Sarah Jessica Parker said she was “just heartbroken” after Kim Cattrall said she never considered her “Sex and the City” co-stars friends.
Parker told Andy Cohen on his show “Watch What Happens Live” that she did not recall her experience working on the hit HBO series the way Cattrall did. In October, Cattrall, who portrayed sex-crazed Samantha Jones on the long-running series, told Piers Morgan that she never developed a close relationship with her “Sex and the City” co-stars.
“We’ve never been friends,” Cattrall said. “We’ve been colleagues and in some ways it’s a very healthy place to be because then you have a clear line between your professional life and relationship and your persona.
"They all have children and I am 10 years older and since specifically the series ended, I have been spending most of my time outside of New York so I don’t see them. The common ground that we had was the series and the series is over.”
Cattrall also said she turned down the chance of portraying Samantha Jones in the rumored “Sex and the City 3” movie.
“Not for me,” Cattrall said. “That was part of turning 60… I feel that the show is the best when it was the series and the bonus was the two movies. I haven’t killed Samantha. I have released Samantha.”
Parker said she found it “upsetting” that Cattrall felt that way despite working together on the show for years.

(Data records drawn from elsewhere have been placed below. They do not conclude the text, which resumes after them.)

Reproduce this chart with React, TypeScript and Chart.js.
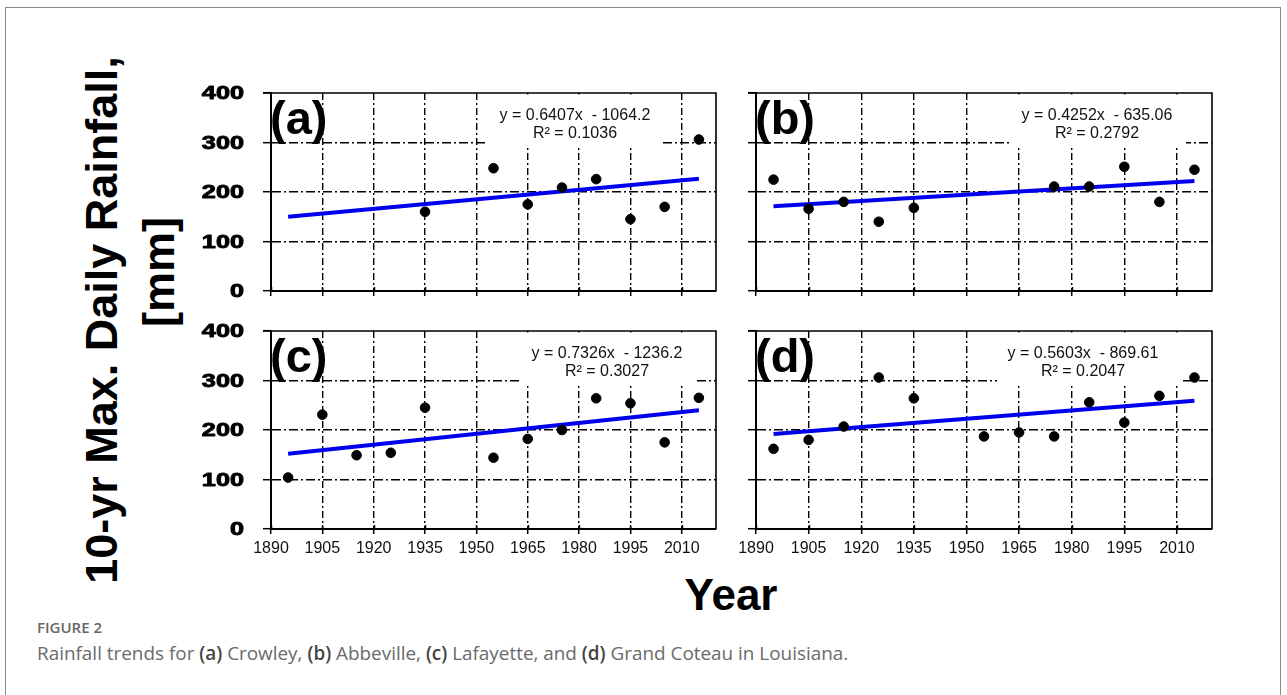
import React, { useEffect, useRef } from 'react';
import { Chart, registerables } from 'chart.js';

Chart.register(...registerables);

// ---------- data ----------
const xTicks = [1890, 1905, 1920, 1935, 1950, 1965, 1980, 1995, 2010];
const yTicks = [0, 100, 200, 300, 400];
const X_MIN = 1890;
const X_MAX = 2020;
const Y_MIN = 0;
const Y_MAX = 400;

const yearsA = [1935, 1955, 1965, 1975, 1985, 1995, 2005, 2015];
const valuesA = [160, 248, 175, 209, 226, 145, 170, 306];

const yearsB = [1895, 1905, 1915, 1925, 1935, 1975, 1985, 1995, 2005, 2015];
const valuesB = [225, 166, 180, 140, 168, 211, 211, 251, 180, 245];

const yearsC = [1895, 1905, 1915, 1925, 1935, 1955, 1965, 1975, 1985, 1995, 2005, 2015];
const valuesC = [104, 231, 149, 154, 245, 144, 182, 200, 264, 254, 175, 265];

const yearsD = [1895, 1905, 1915, 1925, 1935, 1955, 1965, 1975, 1985, 1995, 2005, 2015];
const valuesD = [162, 180, 207, 306, 264, 187, 195, 187, 256, 215, 269, 306];

const trendYears = [1895, 2015];
const trendA = [150, 227];
const trendB = [171, 222];
const trendC = [152, 240];
const trendD = [192, 259];

const panelLabels = ['(a)', '(b)', '(c)', '(d)'];
const equations = ['y = 0.6407x  - 1064.2', 'y = 0.4252x  - 635.06', 'y = 0.7326x  - 1236.2', 'y = 0.5603x  - 869.61'];
const rSquared = ['R² = 0.1036', 'R² = 0.2792', 'R² = 0.3027', 'R² = 0.2047'];

const yTitle1 = '10-yr Max. Daily Rainfall,';
const yTitle2 = '[mm]';
const xTitle = 'Year';

// ---------- layout ----------
const FONT = "'Liberation Sans', Arial, Helvetica, sans-serif";
const PADL = 80;
const PADT = 12;
const PADR = 10;
const PADB = 40;

type PanelCfg = {
  idx: number;
  years: number[];
  values: number[];
  trend: number[];
  left: number;
  top: number;
  right: number;
  bottom: number;
  showY: boolean;
  showX: boolean;
  eqCx: number;
  boxCx: number;
  boxW: number;
};

const panels: PanelCfg[] = [
  { idx: 0, years: yearsA, values: valuesA, trend: trendA, left: 271, top: 93, right: 716, bottom: 291, showY: true, showX: false, eqCx: 304, boxCx: 303, boxW: 174 },
  { idx: 1, years: yearsB, values: valuesB, trend: trendB, left: 756, top: 93, right: 1212, bottom: 291, showY: false, showX: false, eqCx: 341, boxCx: 343, boxW: 174 },
  { idx: 2, years: yearsC, values: valuesC, trend: trendC, left: 271, top: 331, right: 716, bottom: 529, showY: true, showX: true, eqCx: 336, boxCx: 337, boxW: 172 },
  { idx: 3, years: yearsD, values: valuesD, trend: trendD, left: 756, top: 331, right: 1212, bottom: 529, showY: false, showX: true, eqCx: 327, boxCx: 334, boxW: 186 },
];

function Panel({ cfg }: { cfg: PanelCfg }) {
  const ref = useRef<HTMLCanvasElement>(null);
  const w = cfg.right - cfg.left + PADL + PADR;
  const h = cfg.bottom - cfg.top + PADT + PADB;

  useEffect(() => {
    if (!ref.current) return;
    const decor = {
      id: 'decor' + cfg.idx,
      beforeDatasetsDraw(chart: any) {
        const { ctx, chartArea, scales } = chart;
        const { left, top } = chartArea;
        const y300 = scales.y.getPixelForValue(300);
        ctx.save();
        ctx.fillStyle = '#ffffff';
        ctx.fillRect(left + cfg.boxCx - cfg.boxW / 2, top + 1.5, cfg.boxW, y300 + 3.5 - top - 1.5);
        ctx.restore();
      },
      afterDraw(chart: any) {
        const { ctx, chartArea, scales } = chart;
        const { left, top, right, bottom } = chartArea;
        ctx.save();
        // top and right frame
        ctx.strokeStyle = '#000';
        ctx.lineWidth = 1.6;
        ctx.beginPath();
        ctx.moveTo(left - 8, top);
        ctx.lineTo(right, top);
        ctx.lineTo(right, bottom);
        ctx.stroke();
        // inward x ticks
        ctx.lineWidth = 1.5;
        for (const v of xTicks) {
          const px = Math.round(scales.x.getPixelForValue(v)) + 0.5;
          ctx.beginPath();
          ctx.moveTo(px, bottom);
          ctx.lineTo(px, bottom - 4);
          ctx.stroke();
        }
        // y tick labels (wide heavy bold)
        if (cfg.showY) {
          ctx.fillStyle = '#000';
          ctx.strokeStyle = '#000';
          ctx.lineWidth = 0.9;
          ctx.lineJoin = 'round';
          ctx.font = `bold 19px ${FONT}`;
          ctx.textAlign = 'right';
          ctx.textBaseline = 'middle';
          for (const v of yTicks) {
            const py = scales.y.getPixelForValue(v);
            ctx.save();
            ctx.translate(left - 27, py + 1);
            ctx.scale(1.33, 1);
            ctx.fillText(String(v), 0, 0);
            ctx.strokeText(String(v), 0, 0);
            ctx.restore();
          }
        }
        // panel label
        ctx.fillStyle = '#000';
        ctx.font = `bold 47px ${FONT}`;
        ctx.textAlign = 'left';
        ctx.textBaseline = 'alphabetic';
        ctx.fillText(panelLabels[cfg.idx], left - 1, top + 41);
        // equation
        ctx.font = `16px ${FONT}`;
        ctx.textAlign = 'center';
        ctx.textBaseline = 'middle';
        ctx.fillStyle = '#111';
        ctx.fillText(equations[cfg.idx], left + cfg.eqCx, top + 23);
        ctx.fillText(rSquared[cfg.idx], left + cfg.eqCx, top + 41);
        ctx.restore();
      },
    };

    const hideEdge = (c: any) => {
      const v = c.tick ? c.tick.value : null;
      return v === X_MIN || v === X_MAX || v === Y_MIN || v === Y_MAX ? 'rgba(0,0,0,0)' : '#000';
    };

    const chart = new Chart(ref.current, {
      type: 'scatter',
      data: {
        datasets: [
          {
            data: cfg.years.map((x, i) => ({ x, y: cfg.values[i] })),
            backgroundColor: '#000',
            borderColor: '#000',
            borderWidth: 1,
            pointRadius: 4.8,
            pointHoverRadius: 4.8,
            showLine: false,
          },
          {
            data: trendYears.map((x, i) => ({ x, y: cfg.trend[i] })),
            borderColor: 'rgb(0,0,238)',
            backgroundColor: 'rgb(0,0,238)',
            borderWidth: 4,
            pointRadius: 0,
            pointHoverRadius: 0,
            showLine: true,
            fill: false,
          },
        ],
      },
      options: {
        animation: false,
        responsive: false,
        devicePixelRatio: 1,
        events: [],
        layout: { padding: { left: 0, top: PADT, right: PADR, bottom: 0 } },
        plugins: { legend: { display: false }, tooltip: { enabled: false } },
        scales: {
          x: {
            type: 'linear',
            min: X_MIN,
            max: X_MAX,
            afterBuildTicks: (s: any) => {
              s.ticks = xTicks.map((v) => ({ value: v }));
            },
            afterFit: (s: any) => {
              s.height = PADB;
            },
            ticks: {
              display: cfg.showX,
              autoSkip: false,
              maxRotation: 0,
              minRotation: 0,
              padding: 5,
              color: '#111',
              font: { family: FONT, size: 16 },
              callback: (v: any) => String(v),
            },
            grid: {
              color: hideEdge,
              lineWidth: 1.4,
              tickColor: '#000',
              tickLength: 5,
              tickWidth: 1.5,
              tickBorderDash: [],
            },
            border: { display: true, color: '#000', width: 2, dash: [7, 3, 2, 3] },
          },
          y: {
            type: 'linear',
            min: Y_MIN,
            max: Y_MAX,
            afterBuildTicks: (s: any) => {
              s.ticks = yTicks.map((v) => ({ value: v }));
            },
            afterFit: (s: any) => {
              s.width = PADL;
            },
            ticks: { display: false },
            grid: {
              color: hideEdge,
              lineWidth: 1.4,
              tickColor: '#000',
              tickLength: 8,
              tickWidth: 1.5,
              tickBorderDash: [],
            },
            border: { display: true, color: '#000', width: 2, dash: [9, 3, 2, 3] },
          },
        },
      } as any,
      plugins: [decor],
    });
    return () => chart.destroy();
  }, []);

  return (
    <canvas
      ref={ref}
      width={w}
      height={h}
      style={{ position: 'absolute', left: cfg.left - PADL, top: cfg.top - PADT, width: w, height: h }}
    />
  );
}

export default function App() {
  const boldCap: React.CSSProperties = { fontWeight: 600, color: '#444' };
  return (
    <div
      style={{
        position: 'fixed',
        left: 0,
        top: 0,
        width: 1287,
        height: 695,
        overflow: 'hidden',
        background: '#fff',
      }}
    >
      <div
        style={{
          position: 'absolute',
          left: 5,
          top: 7,
          width: 1276,
          height: 760,
          border: '1px solid #8a8a8a',
          boxSizing: 'border-box',
        }}
      />
      {panels.map((p) => (
        <Panel key={p.idx} cfg={p} />
      ))}
      <div
        style={{
          position: 'absolute',
          left: 99.4 - 300,
          top: 320 - 23,
          width: 600,
          height: 46,
          lineHeight: '46px',
          textAlign: 'center',
          font: `bold 45px ${FONT}`,
          color: '#000',
          transform: 'rotate(-90deg)',
          whiteSpace: 'nowrap',
        }}
      >
        {yTitle1}
      </div>
      <div
        style={{
          position: 'absolute',
          left: 156.4 - 300,
          top: 272 - 23,
          width: 600,
          height: 46,
          lineHeight: '46px',
          textAlign: 'center',
          font: `bold 45px ${FONT}`,
          color: '#000',
          transform: 'rotate(-90deg)',
          whiteSpace: 'nowrap',
        }}
      >
        {yTitle2}
      </div>
      <div
        style={{
          position: 'absolute',
          left: 731 - 100,
          top: 570,
          width: 200,
          height: 44,
          lineHeight: '44px',
          textAlign: 'center',
          font: `bold 44px ${FONT}`,
          color: '#000',
        }}
      >
        {xTitle}
      </div>
      <div
        style={{
          position: 'absolute',
          left: 37,
          top: 619.7,
          lineHeight: 1,
          fontFamily: "'Open Sans', sans-serif",
          fontSize: 15,
          fontWeight: 600,
          color: '#666',
          whiteSpace: 'nowrap',
        }}
      >
        FIGURE 2
      </div>
      <div
        style={{
          position: 'absolute',
          left: 37,
          top: 644.2,
          lineHeight: 1,
          fontFamily: "'Open Sans', sans-serif",
          fontSize: 18.9,
          fontWeight: 400,
          color: '#6a6a6a',
          whiteSpace: 'nowrap',
        }}
      >
        Rainfall trends for <span style={boldCap}>(a)</span> Crowley, <span style={boldCap}>(b)</span> Abbeville,{' '}
        <span style={boldCap}>(c)</span> Lafayette, and <span style={boldCap}>(d)</span> Grand Coteau in Louisiana.
      </div>
    </div>
  );
}
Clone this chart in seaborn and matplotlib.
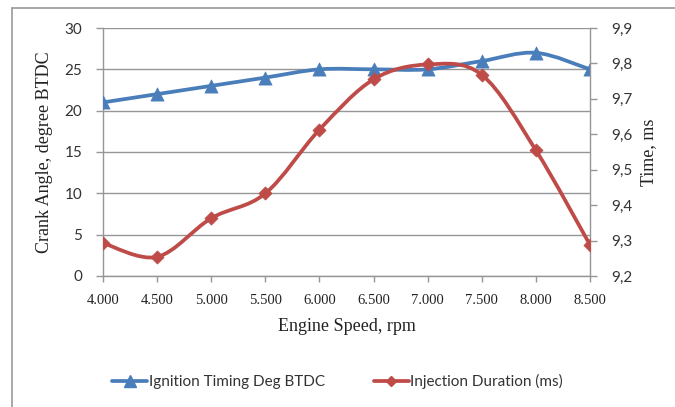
import numpy as np
import pandas as pd
import matplotlib
matplotlib.use("Agg")
import matplotlib.pyplot as plt
import seaborn as sns
from matplotlib.path import Path
from matplotlib.patches import PathPatch
from matplotlib.lines import Line2D

# ---- data ----
engine_speed = [4000, 4500, 5000, 5500, 6000, 6500, 7000, 7500, 8000, 8500]
speed_labels = ["4.000", "4.500", "5.000", "5.500", "6.000", "6.500", "7.000", "7.500", "8.000", "8.500"]
ignition_timing = [21, 22, 23, 24, 25, 25, 25, 26, 27, 25]
injection_duration = [9.293, 9.254, 9.363, 9.433, 9.613, 9.755, 9.797, 9.768, 9.555, 9.288]
left_ticks = [0, 5, 10, 15, 20, 25, 30]
right_ticks = [9.2, 9.3, 9.4, 9.5, 9.6, 9.7, 9.8, 9.9]
right_labels = ["9,2", "9,3", "9,4", "9,5", "9,6", "9,7", "9,8", "9,9"]

df = pd.DataFrame({"speed": engine_speed, "ign": ignition_timing, "inj": injection_duration})

BLUE = "#4A7EBB"
RED = "#BE4B48"
GRID = "#969696"
SERIF = "Liberation Serif"
SANS = "Lato"

sns.set_theme(style="white")
plt.rcParams["font.family"] = ["Liberation Serif", "DejaVu Sans"]

fig = plt.figure(figsize=(6.75, 4.07), dpi=100)
ax = fig.add_axes([0.1526, 0.3219, 0.874 - 0.1526, 0.9312 - 0.3219])
ax2 = ax.twinx()


def smooth_path(ax_, xs, ys, color, lw, z):
    xs = np.asarray(xs, float)
    ys = np.asarray(ys, float)
    pts = np.column_stack([xs, ys])
    n = len(pts)
    verts = [pts[0]]
    codes = [Path.MOVETO]
    for i in range(n - 1):
        p0 = pts[max(i - 1, 0)]
        p1 = pts[i]
        p2 = pts[i + 1]
        p3 = pts[min(i + 2, n - 1)]
        c1 = p1 + (p2 - p0) / 6.0
        c2 = p2 - (p3 - p1) / 6.0
        verts += [c1, c2, p2]
        codes += [Path.CURVE4] * 3
    patch = PathPatch(Path(verts, codes), facecolor="none", edgecolor=color,
                      lw=lw, transform=ax_.transData, zorder=z, capstyle="round",
                      joinstyle="round")
    ax_.add_patch(patch)


# gridlines
ax.set_ylim(0, 30)
ax.set_xlim(4000, 8500)
ax.set_yticks(left_ticks)
ax.yaxis.grid(True, color=GRID, lw=1.0)
ax.xaxis.grid(False)
ax.set_axisbelow(True)

# ignition timing (primary axis)
smooth_path(ax, df["speed"], df["ign"], BLUE, 2.7, 3)
sns.scatterplot(data=df, x="speed", y="ign", ax=ax, marker="^", s=90,
                color=BLUE, edgecolor=BLUE, linewidth=0.5, zorder=4, legend=False)

# injection duration (secondary axis)
ax2.set_ylim(9.2, 9.9)
smooth_path(ax2, df["speed"], df["inj"], RED, 2.7, 3)
sns.scatterplot(data=df, x="speed", y="inj", ax=ax2, marker="D", s=45,
                color=RED, edgecolor=RED, linewidth=0.5, zorder=4, legend=False)
ax2.set_xlim(4000, 8500)

# axes styling
for a in (ax, ax2):
    for s in a.spines.values():
        s.set_visible(False)
ax.spines["left"].set_visible(True)
ax.spines["bottom"].set_visible(True)
ax2.spines["right"].set_visible(True)
for s in (ax.spines["left"], ax.spines["bottom"], ax2.spines["right"]):
    s.set_color(GRID)
    s.set_linewidth(1.0)

ax.set_xticks(engine_speed)
ax.set_xticklabels(speed_labels, fontfamily=SERIF, fontsize=10.5, color="#222222")
ax.set_yticks(left_ticks)
ax.set_yticklabels([str(t) for t in left_ticks], fontfamily=SANS, fontsize=11, color="#333333")
ax2.set_yticks(right_ticks)
ax2.set_yticklabels(right_labels, fontfamily=SANS, fontsize=11, color="#333333")
ax2.grid(False)

ax.tick_params(axis="x", direction="out", length=4, width=1, color=GRID, pad=9, bottom=True)
ax.tick_params(axis="y", direction="out", length=5, width=1, color=GRID, pad=10, left=True)
ax2.tick_params(axis="y", direction="out", length=5, width=1, color=GRID, pad=10, right=True)

ax.set_xlabel("Engine Speed, rpm", fontfamily=SERIF, fontsize=13, color="#222222", labelpad=8)
ax.set_ylabel("Crank Angle, degree BTDC", fontfamily=SERIF, fontsize=13, color="#222222", labelpad=8)
ax2.set_ylabel("Time, ms", fontfamily=SERIF, fontsize=13, color="#222222", labelpad=6)

# legend
handles = [
    Line2D([0], [0], color=BLUE, lw=2.7, marker="^", markersize=8, label="Ignition Timing Deg BTDC"),
    Line2D([0], [0], color=RED, lw=2.7, marker="D", markersize=5.5, label="Injection Duration (ms)"),
]
leg = fig.legend(handles=handles, loc="center", bbox_to_anchor=(0.5, 0.063), ncol=2,
                 frameon=False, handlelength=2.3, handletextpad=0.1, columnspacing=3.2,
                 prop={"family": SANS, "size": 11})
for t in leg.get_texts():
    t.set_color("#333333")

# outer chart border (top and left visible)
fig.add_artist(Line2D([12 / 675, 12 / 675], [0, 1 - 8 / 407], color="#9A9A9A", lw=1.2,
                      transform=fig.transFigure))
fig.add_artist(Line2D([12 / 675, 1], [1 - 8 / 407, 1 - 8 / 407], color="#9A9A9A", lw=1.2,
                      transform=fig.transFigure))

fig.savefig("out.png", dpi=100, facecolor="white")
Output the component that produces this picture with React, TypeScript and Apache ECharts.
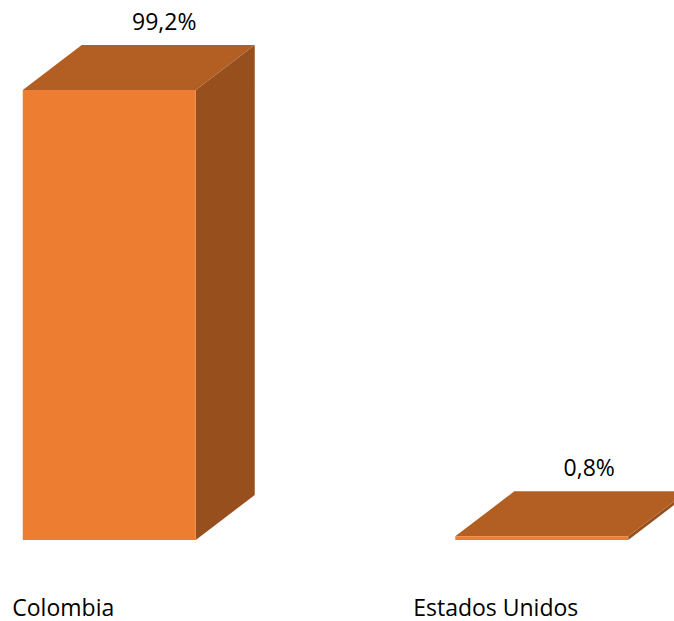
import React, { useEffect, useRef } from "react";
import * as echarts from "echarts";

const categories = ["Colombia", "Estados Unidos"];
const shareValues = [99.2, 0.8];
const valueLabels = ["99,2%", "0,8%"];

const FRONT = "#ED7D31";
const TOP = "#B35E23";
const SIDE = "#97501D";
const DEPTH_X = 59;
const DEPTH_Y = 45;
const BAR_RATIO = 0.4;
const LABEL_SHIFT_X = [55, 47.5];
const LABEL_SHIFT_Y = -69;
const FONT = "'Open Sans', sans-serif";

function renderBar(params: any, api: any) {
  const i = api.value(0);
  const base = api.coord([i, 0]);
  const head = api.coord([i, api.value(1)]);
  const w = api.size([1, 0])[0] * BAR_RATIO;
  const x0 = base[0] - w / 2;
  const x1 = base[0] + w / 2;
  const y0 = base[1];
  const y1 = head[1];
  return {
    type: "group",
    children: [
      {
        type: "polygon",
        shape: { points: [[x1, y1], [x1 + DEPTH_X, y1 - DEPTH_Y], [x1 + DEPTH_X, y0 - DEPTH_Y], [x1, y0]] },
        style: { fill: SIDE },
      },
      {
        type: "polygon",
        shape: { points: [[x0, y1], [x0 + DEPTH_X, y1 - DEPTH_Y], [x1 + DEPTH_X, y1 - DEPTH_Y], [x1, y1]] },
        style: { fill: TOP },
      },
      {
        type: "rect",
        shape: { x: x0, y: y1, width: w, height: y0 - y1 },
        style: { fill: FRONT },
      },
      {
        type: "text",
        x: base[0] + LABEL_SHIFT_X[i],
        y: y1 + LABEL_SHIFT_Y,
        style: {
          text: valueLabels[i],
          fill: "#000000",
          font: `23px ${FONT}`,
          align: "center",
          verticalAlign: "middle",
        },
      },
    ],
  };
}

export default function App() {
  const ref = useRef<HTMLDivElement>(null);
  useEffect(() => {
    document.body.style.margin = "0";
    const chart = echarts.init(ref.current!, undefined, { renderer: "svg" });
    chart.setOption({
      animation: false,
      backgroundColor: "#ffffff",
      grid: { left: -107, width: 865, top: 86.4, bottom: 81, outerBoundsMode: "none", containLabel: false },
      xAxis: {
        type: "category",
        data: categories,
        axisLine: { show: false },
        axisTick: { show: false },
        axisLabel: {
          color: "#000000",
          fontFamily: FONT,
          fontSize: 23,
          margin: 55,
          padding: [0, 92, 0, 0],
        },
      },
      yAxis: { type: "value", min: 0, max: 100, show: false },
      series: [
        {
          type: "custom",
          clip: false,
          renderItem: renderBar,
          encode: { x: 0, y: 1 },
          data: shareValues.map((v, i) => [i, v]),
        },
      ],
    });
    return () => chart.dispose();
  }, []);
  return <div ref={ref} style={{ width: 674, height: 621 }} />;
}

“I found it very upsetting because that’s not the way I recall our experience,” Parker said.
“It’s sad, but I always think that what ties us together is this singular experience,” she continued. “It was a professional experience, but it became personal because it was years and years of our lives, so I’m hoping that that eclipses anything that’s been recently spoken. … That many years spent doing something so special that people had a connection with, it is such a privilege.”
The HBO series ran from 1998 to 2004 and spurned two hit films in 2008 and 2010.
Parker remained silent on the possibility of a third movie sequel sans Cattrall, who suggested the movie plans continue without her, the Los Angeles Times reported.
“I think once everybody has thoroughly experienced the grieving process, then Michael Patrick [King, the executive producer,] can go back and ponder what he might want to do and how he might want to proceed,” Parker said. “That’s the most clear answer I’ve given yet."